Texas and California are once again at opposite ends of our annual rankings by CEOs of the best and worst states in which to do business. We take a closer look at the Texas model, but an equally interesting contrast is between the golden state of California versus the sunshine state of Florida. Both depend heavily on agriculture and tourism and have high rates of undocumented immigrants. CEOs rate both comparably well on living environment, one of the three principle areas on which we asked them to grade state performance. And, of course, these two are the only states with a Disney attraction. After this similarity, the paths diverge. CEOs give Florida’s workforce quality a good but not superlative rating of 6.73. California is rated at 5.82, not as bad as Hawaii or New Mexico, but not as good as 48th-ranked Illinois either. When it comes to taxation and regulation, however, California’s score plummets to 1.74—the lowest by far of any state, and well below Florida’s rating of 7.27. No wonder it’s called “Taxifornia.” It even gives Massachusetts a good name.
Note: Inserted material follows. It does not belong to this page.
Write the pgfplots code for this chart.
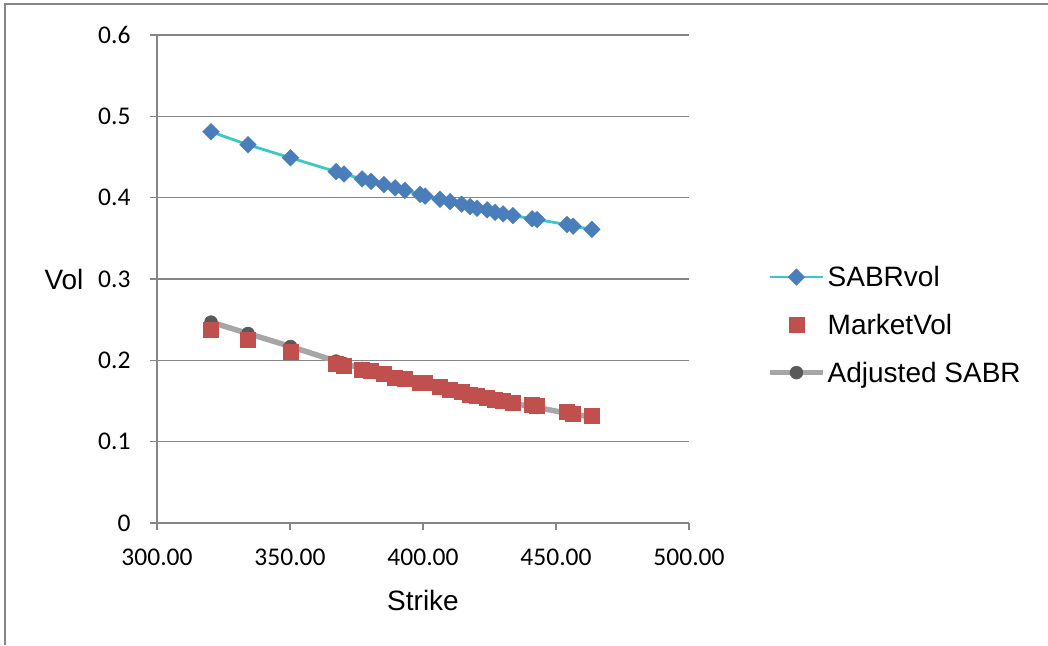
\documentclass[border=0pt]{standalone}
\usepackage{pgfplots}
\pgfplotsset{compat=1.18}
\usepackage{pgfplotstable}
\usepackage{fontspec}
\setmainfont{Liberation Sans}
\newfontfamily\carlito{Carlito}
\definecolor{sabrline}{RGB}{60,200,200}
\definecolor{sabrmark}{RGB}{74,126,187}
\definecolor{mktmark}{RGB}{192,80,77}
\definecolor{adjline}{RGB}{166,166,166}
\definecolor{adjmark}{RGB}{89,89,89}
\definecolor{axisgray}{RGB}{134,134,134}
\pgfplotstableread{
K sabr mkt adj
320.3 0.481 0.238 0.247
334.2 0.465 0.225 0.233
350.2 0.449 0.211 0.217
367.3 0.432 0.196 0.199
370.3 0.429 0.194 0.196
377.1 0.423 0.189 0.190
380.5 0.420 0.187 0.187
385.3 0.416 0.183 0.183
389.5 0.412 0.179 0.179
393.2 0.409 0.177 0.176
398.9 0.404 0.173 0.172
400.8 0.402 0.172 0.171
406.4 0.398 0.167 0.166
410.2 0.395 0.164 0.163
414.5 0.392 0.161 0.160
417.7 0.389 0.158 0.157
420.3 0.387 0.156 0.155
424.1 0.385 0.154 0.153
427.1 0.382 0.152 0.151
430.1 0.380 0.150 0.149
433.8 0.378 0.148 0.147
441.0 0.374 0.145 0.143
442.9 0.373 0.144 0.142
454.1 0.367 0.137 0.135
456.4 0.365 0.135 0.134
463.5 0.361 0.132 0.130
}\data
\begin{document}
\begin{tikzpicture}
\path[use as bounding box] (0pt,0pt) rectangle (1048pt,645pt);
\draw[draw=axisgray, line width=1.6pt] (5pt,0pt) -- (5pt,641pt) -- (1048pt,641pt);
\begin{axis}[
  at={(157pt,122pt)}, anchor=south west,
  scale only axis, width=532pt, height=488pt,
  xmin=300, xmax=500, ymin=0, ymax=0.6,
  xtick={300,350,400,450,500},
  xticklabels={300.00,350.00,400.00,450.00,500.00},
  ytick={0,0.1,0.2,0.3,0.4,0.5,0.6},
  yticklabels={0,0.1,0.2,0.3,0.4,0.5,0.6},
  axis x line*=bottom, axis y line*=left,
  axis line style={-, draw=axisgray, line width=1.3pt},
  ymajorgrids, major grid style={draw=axisgray, line width=1.3pt},
  tick style={draw=axisgray, line width=1.3pt},
  tick align=outside, major tick length=7pt,
  ticklabel style={font=\carlito\fontsize{25.5}{30}\selectfont, text=black},
  xticklabel style={yshift=-15pt},
  yticklabel style={xshift=-16pt},
  xlabel={Strike}, ylabel={Vol},
  every axis x label/.style={at={(axis description cs:0.5,0)}, yshift=-77pt, anchor=center, font=\fontsize{28}{33}\selectfont},
  every axis y label/.style={at={(axis description cs:0,0.5)}, xshift=-93pt, anchor=center, font=\fontsize{28}{33}\selectfont},
  legend image code/.code={\draw[mark repeat=2,mark phase=2,#1] plot coordinates {(0pt,0pt) (26.5pt,0pt) (53pt,0pt)};},
  legend style={at={(axis description cs:1.1466,0.406)}, anchor=west, draw=none, fill=none,
    font=\fontsize{28}{33}\selectfont, row sep=22pt, inner sep=0pt,
    nodes={inner sep=2pt}},
  legend cell align=left,
  clip=false,
]
\addplot[color=sabrline, line width=2.8pt, mark=square*, mark size=5.9pt,
  mark options={rotate=45, solid, fill=sabrmark, draw=sabrmark, line width=0.4pt}]
  table[x=K, y=sabr] {\data};
\addlegendentry{SABRvol}
\addplot[forget plot, color=adjline, line width=5.5pt, mark=*, mark size=6.5pt,
  mark options={solid, fill=adjmark, draw=adjmark, line width=0.4pt}]
  table[x=K, y=adj] {\data};
\addplot[only marks, mark=square*, mark size=7.5pt,
  mark options={fill=mktmark, draw=mktmark, line width=0.4pt}]
  table[x=K, y=mkt] {\data};
\addlegendentry{MarketVol}
\addlegendimage{color=adjline, line width=5.5pt, mark=*, mark size=6.5pt,
  mark options={solid, fill=adjmark, draw=adjmark, line width=0.4pt}}
\addlegendentry{Adjusted SABR}
\end{axis}
\end{tikzpicture}
\end{document}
But the biggest difference is not in the numbers. Most business leaders say attitude toward business is a real differentiator. “California has driven away business with bad rules and refusal to acknowledge its problems,” opined one CEO. “We should let it become its own country. The legislature is horrible.” Another summed it up succinctly: “California should be put on death watch.” By contrast, leaders commenting on the Sunshine state were generally, well, sunny. “It’s getting better,” said one.
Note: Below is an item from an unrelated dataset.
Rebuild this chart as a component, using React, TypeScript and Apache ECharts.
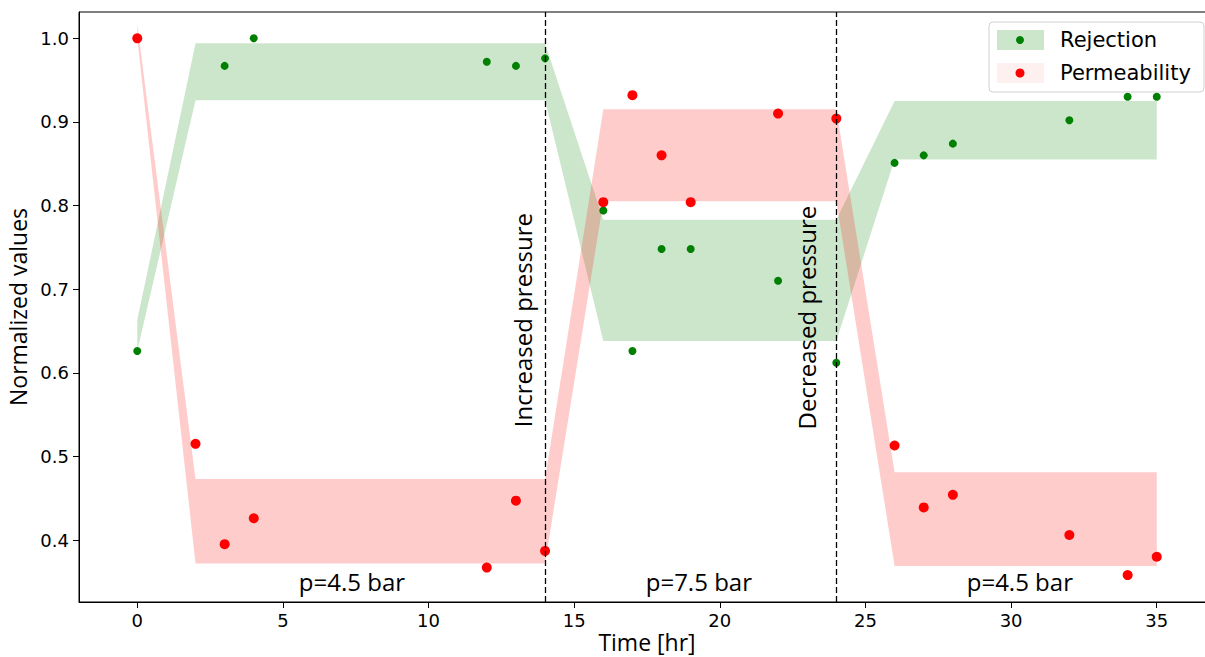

It’s not hard to see why. On January 4, 2010, Richard (Rick) Scott signed his first executive order after being sworn into office as Florida’s 45th governor, suspending all rulemaking of the state agencies so as not to burden the private sector further in its attempts to pull out of the recession. Last year, he eliminated 1,100 regulations that were unnecessary and retarded business formation, and he appointed people who were pro-business to the state’s agencies. Recently, we spoke to Scott, a former health insurance CEO who ran Columbia/HCA until its run-in with the Justice Department over Medicare fraud. We asked him about his cold-calling businesses around the country, pitching his state. “I try to reach out to businesses directly to find out why they don’t relocate to our state,” Scott recently told us. “We have a great story.” He was in New York to appear on CNBC’s Squawk Box where he said the easiest states from which to entice firms were Illinois, New York and Connecticut—all at the bottom of our ranking.
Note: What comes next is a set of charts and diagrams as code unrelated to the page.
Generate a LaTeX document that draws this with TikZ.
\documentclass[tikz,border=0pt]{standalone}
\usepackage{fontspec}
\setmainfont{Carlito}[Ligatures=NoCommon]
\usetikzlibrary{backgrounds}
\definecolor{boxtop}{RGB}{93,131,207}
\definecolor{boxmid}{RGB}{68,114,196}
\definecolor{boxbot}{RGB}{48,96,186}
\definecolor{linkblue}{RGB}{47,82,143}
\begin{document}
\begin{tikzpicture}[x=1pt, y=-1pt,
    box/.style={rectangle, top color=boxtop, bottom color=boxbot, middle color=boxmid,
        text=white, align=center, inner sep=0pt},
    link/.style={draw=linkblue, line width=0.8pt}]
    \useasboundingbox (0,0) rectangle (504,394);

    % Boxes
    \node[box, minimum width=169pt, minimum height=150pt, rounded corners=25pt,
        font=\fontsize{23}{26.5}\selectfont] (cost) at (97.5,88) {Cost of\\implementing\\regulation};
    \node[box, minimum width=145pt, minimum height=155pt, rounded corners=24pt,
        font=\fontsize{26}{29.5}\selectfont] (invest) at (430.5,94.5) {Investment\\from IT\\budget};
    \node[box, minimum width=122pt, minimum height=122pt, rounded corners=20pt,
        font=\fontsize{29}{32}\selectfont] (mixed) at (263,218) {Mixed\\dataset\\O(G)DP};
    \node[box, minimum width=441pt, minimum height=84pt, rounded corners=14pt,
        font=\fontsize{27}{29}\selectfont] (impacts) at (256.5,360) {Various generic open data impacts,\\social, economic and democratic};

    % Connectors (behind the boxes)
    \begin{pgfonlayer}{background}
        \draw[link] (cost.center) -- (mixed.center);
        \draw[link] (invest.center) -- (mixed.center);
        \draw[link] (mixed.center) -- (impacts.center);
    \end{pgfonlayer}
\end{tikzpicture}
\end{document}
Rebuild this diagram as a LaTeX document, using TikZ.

With respect to the latter, nutmeg state governor Dan Malloy should be aware that Scott is wooing hedge funds. “Why would you want to pay an extra 10 percent of your income when you could be in a nice warm place with good schools and a lower cost of living?” said Scott. Some are reportedly giving it careful consideration. One tries to imagine California’s Jerry Brown making a similar pitch to business leaders wondering what on earth he could say—but fantasy isn’t our strong suit.
Critics say Scott isn’t wildly popular among Floridians despite the fact that on his watch 77,100 net new jobs have been created. He generated $1 billion in tax cuts and exempted nearly two-thirds of businesses in the state—mostly small ones—from punitive taxes. In addition, the governor got rid of teacher tenure at K to 12 schools and boosted the number of charter schools in the state. Last year, when he sent a tongue-in-cheek letter to Texas governor Rick Perry that Florida was coming after Texas’s No. 1 rank in Chief Executive’s survey, it seems he was serious.